SDSC to venture capitalists: data-intensive supercomputing is here
By By Jan Zverina | 23 Apr 2011
The exponentially increasing amount of digital information, along with new challenges in storing valuable data and massive datasets, are changing the architecture of today's newest supercomputers as well as how researchers will use them to accelerate scientific discovery.
''Digital data is advancing at least as fast, and probably faster, than Moore's Law,'' says Michael Norman, director of the San Diego Supercomputer Center (SDSC) at the University of California, San Diego (UCSD), referring to the computing hardware belief that the number of transistors which can be placed inexpensively on an integrated circuit doubles approximately every 18 months.
According to Norman the amount of digital data generated just by instruments such as DNA sequencers, cameras, telescopes, and MRIs is now doubling every 18 months.

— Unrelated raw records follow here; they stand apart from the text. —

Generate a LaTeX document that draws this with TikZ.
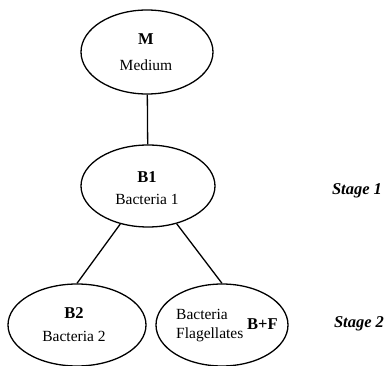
\documentclass[tikz,border=0pt]{standalone}
\usepackage{fontspec}
\setmainfont{Liberation Serif}
\usetikzlibrary{shapes.geometric}
\begin{document}
\begin{tikzpicture}[x=1pt,y=-1pt,
  oval/.style={draw,ellipse,line width=1.3pt,inner sep=0pt},
  big/.style={font=\fontsize{16.5}{18}\selectfont\bfseries,anchor=base,inner sep=0pt},
  small/.style={font=\fontsize{15.5}{17}\selectfont,anchor=base,inner sep=0pt},
  stagelbl/.style={font=\fontsize{16.5}{18}\selectfont\bfseries\itshape,anchor=base,inner sep=0pt},
  link/.style={line width=1.3pt}]
\useasboundingbox (0,0) rectangle (389,366);
\node[oval,minimum width=132pt,minimum height=84pt] (M) at (147,52) {};
\node[oval,minimum width=134pt,minimum height=82pt] (B1) at (148,186) {};
\node[oval,minimum width=138pt,minimum height=82pt] (B2) at (77,325) {};
\node[oval,minimum width=132pt,minimum height=82pt] (BF) at (222,325) {};
\node[big] (mt) at (146,45) {M};
\node[small] (mm) at (146,71) {Medium};
\node[big] (b1t) at (147,183) {B1};
\node[small] (b1m) at (147,205) {Bacteria 1};
\node[big] (b2t) at (74,319) {B2};
\node[small] (b2m) at (74,342) {Bacteria 2};
\node[small,anchor=base west] (bfa) at (176,320) {Bacteria};
\node[small,anchor=base west] (bfb) at (176,339) {Flagellates};
\node[big,anchor=base west] (bft) at (247,330) {B+F};
\node[stagelbl] (s1) at (357,195) {Stage 1};
\node[stagelbl] (s2) at (359,328) {Stage 2};
\draw[link] (M) -- (B1);
\draw[link] (B1) -- (B2.north);
\draw[link] (B1) -- (BF.north);
\end{tikzpicture}
\end{document}
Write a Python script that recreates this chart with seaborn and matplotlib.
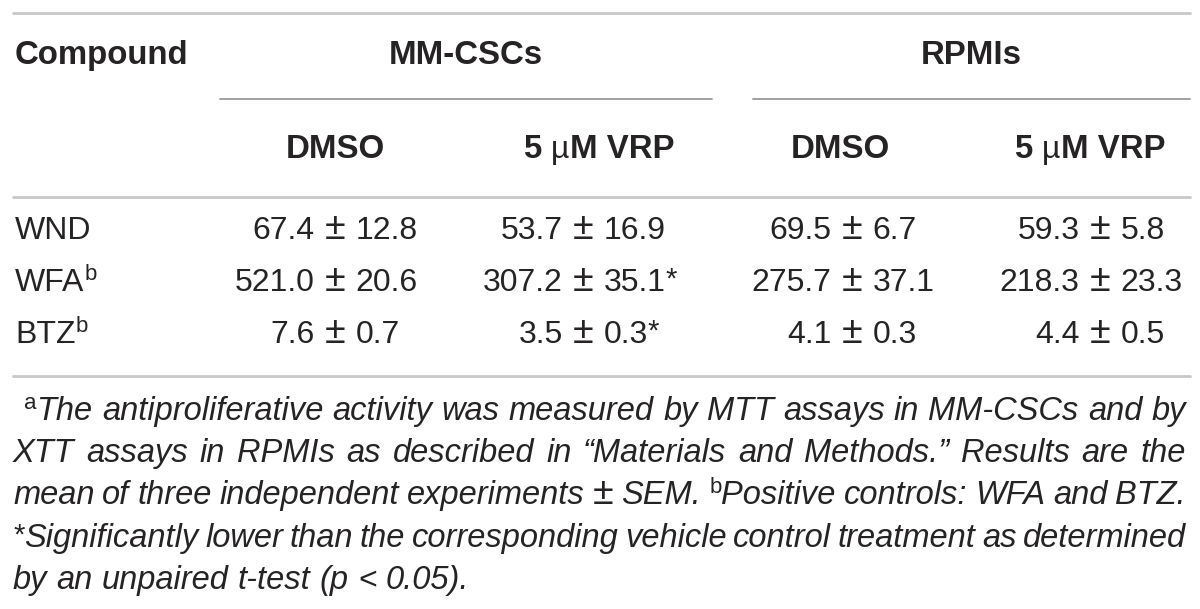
import matplotlib
matplotlib.use("Agg")
import matplotlib.pyplot as plt
import seaborn as sns

# Table contents
compounds = ["WND", "WFA", "BTZ"]
compound_marks = ["", "b", "b"]
groups = ["MM-CSCs", "RPMIs"]
treatments = ["DMSO", "5 µM VRP", "DMSO", "5 µM VRP"]

mm_dmso_mean = [67.4, 521.0, 7.6]
mm_dmso_sem = [12.8, 20.6, 0.7]
mm_vrp_mean = [53.7, 307.2, 3.5]
mm_vrp_sem = [16.9, 35.1, 0.3]
mm_vrp_sig = [False, True, True]
rp_dmso_mean = [69.5, 275.7, 4.1]
rp_dmso_sem = [6.7, 37.1, 0.3]
rp_vrp_mean = [59.3, 218.3, 4.4]
rp_vrp_sem = [5.8, 23.3, 0.5]

columns = [
    (mm_dmso_mean, mm_dmso_sem, [False] * 3),
    (mm_vrp_mean, mm_vrp_sem, mm_vrp_sig),
    (rp_dmso_mean, rp_dmso_sem, [False] * 3),
    (rp_vrp_mean, rp_vrp_sem, [False] * 3),
]

foot_lines = [
    [[("a", "sup"), ("The", "it")]] + "antiproliferative activity was measured by MTT assays in MM-CSCs and by".split(),
    "XTT assays in RPMIs as described in “Materials and Methods.” Results are the".split(),
    "mean of three independent experiments".split() + [[("±", "pm")], "SEM.", [("b", "sup"), ("Positive", "it")]] + "controls: WFA and BTZ.".split(),
    [[("*", "star"), ("Significantly", "it")]] + "lower than the corresponding vehicle control treatment as determined".split(),
    "by an unpaired t-test".split() + [[("(p", "it")], [("<", "up")], [("0.05).", "it")]],
]

sns.set_theme(style="white")
plt.rcParams["font.family"] = ["Liberation Sans", "DejaVu Sans"]

INK = "#262324"
FS = 23
STYLES = {
    "it": dict(fontsize=FS + 0.5, fontstyle="italic"),
    "up": dict(fontsize=FS),
    "pm": dict(fontsize=FS + 4),
    "bold": dict(fontsize=FS + 0.8, fontweight="bold"),
    "sup": dict(fontsize=16),
    "star": dict(fontsize=21),
}
RAISE = {"sup": -11, "star": -3}

fig = plt.figure(figsize=(12, 6.09), dpi=100)
ax = fig.add_axes([0, 0, 1, 1])
ax.set_xlim(0, 1200)
ax.set_ylim(609, 0)
ax.axis("off")
renderer = fig.canvas.get_renderer()


def width(txt, kind):
    t = ax.text(0, 0, txt, **STYLES[kind])
    w = t.get_window_extent(renderer).width
    t.remove()
    return w


def as_pieces(word):
    return [(word, "it")] if isinstance(word, str) else word


def draw_pieces(pieces, x, y, ha="left"):
    ws = [width(p, k) for p, k in pieces]
    total = sum(ws)
    if ha == "center":
        x -= total / 2
    elif ha == "right":
        x -= total
    for (p, k), w in zip(pieces, ws):
        ax.text(x, y + RAISE.get(k, 0), p, color=INK, va="baseline", **STYLES[k])
        x += w
    return total


# rules
ax.plot([13, 1190], [13, 13], color="#c8c8c8", lw=2)
ax.plot([13, 1190], [197, 197], color="#c8c8c8", lw=2)
ax.plot([13, 1190], [376, 376], color="#c8c8c8", lw=2)
ax.plot([220, 712], [99, 99], color="#9a9a9a", lw=1.3)
ax.plot([753, 1190], [99, 99], color="#9a9a9a", lw=1.3)

# header
draw_pieces([("Compound", "bold")], 15, 64)
draw_pieces([(groups[0], "bold")], 466, 64, ha="center")
draw_pieces([(groups[1], "bold")], 971, 64, ha="center")
head_x = [335, 599, 840, 1090]
for name, hx in zip(treatments, head_x):
    if "µ" in name:
        draw_pieces([("5 ", "bold"), ("µ", "up"), ("M VRP", "bold")], hx, 158, ha="center")
    else:
        draw_pieces([(name, "bold")], hx, 158, ha="center")

# body
row_y = [239, 291, 343]
pm_x = [335, 583, 852, 1100]
gap = 10
for i, (comp, mark) in enumerate(zip(compounds, compound_marks)):
    pieces = [(comp, "up")]
    if mark:
        pieces.append((mark, "sup"))
    draw_pieces(pieces, 15, row_y[i])
    for (means, sems, sig), px in zip(columns, pm_x):
        pw = width("±", "pm")
        draw_pieces([(f"{means[i]:.1f}", "up")], px - pw / 2 - gap, row_y[i], ha="right")
        draw_pieces([("±", "pm")], px, row_y[i], ha="center")
        right = [(f"{sems[i]:.1f}", "up")]
        if sig[i]:
            right.append(("*", "star"))
        draw_pieces(right, px + pw / 2 + gap, row_y[i])

# footnote, justified
foot_y = [420, 462, 504, 547, 589]
space = width("a a", "it") - 2 * width("a", "it")
for j, words in enumerate(foot_lines):
    words = [as_pieces(w) for w in words]
    ws = [sum(width(p, k) for p, k in w) for w in words]
    x0 = 24 if j == 0 else 13
    x1 = 1186
    if j < len(foot_lines) - 1:
        sp = (x1 - x0 - sum(ws)) / (len(words) - 1)
    else:
        sp = space
    x = x0
    for w, ww in zip(words, ws):
        draw_pieces(w, x, foot_y[j])
        x += ww + sp

fig.savefig("out.png", dpi=100)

''But I/O (input / output) transfer rates are not keeping pace – that is what SDSC's supercomputers are designed to solve, '' he says.
SDSC, a key resource for UCSD researchers as well as the UC system and nationally, will later this year deploy a new data-intensive supercomputer system named Gordon, which will be the first high-performance supercomputer to use large amounts of flash-based SSD (solid state drive) memory.
Flash memory is more common in smaller devices such as mobile phones and laptop computers, but unique for supercomputers, which generally use slower spinning disk technology.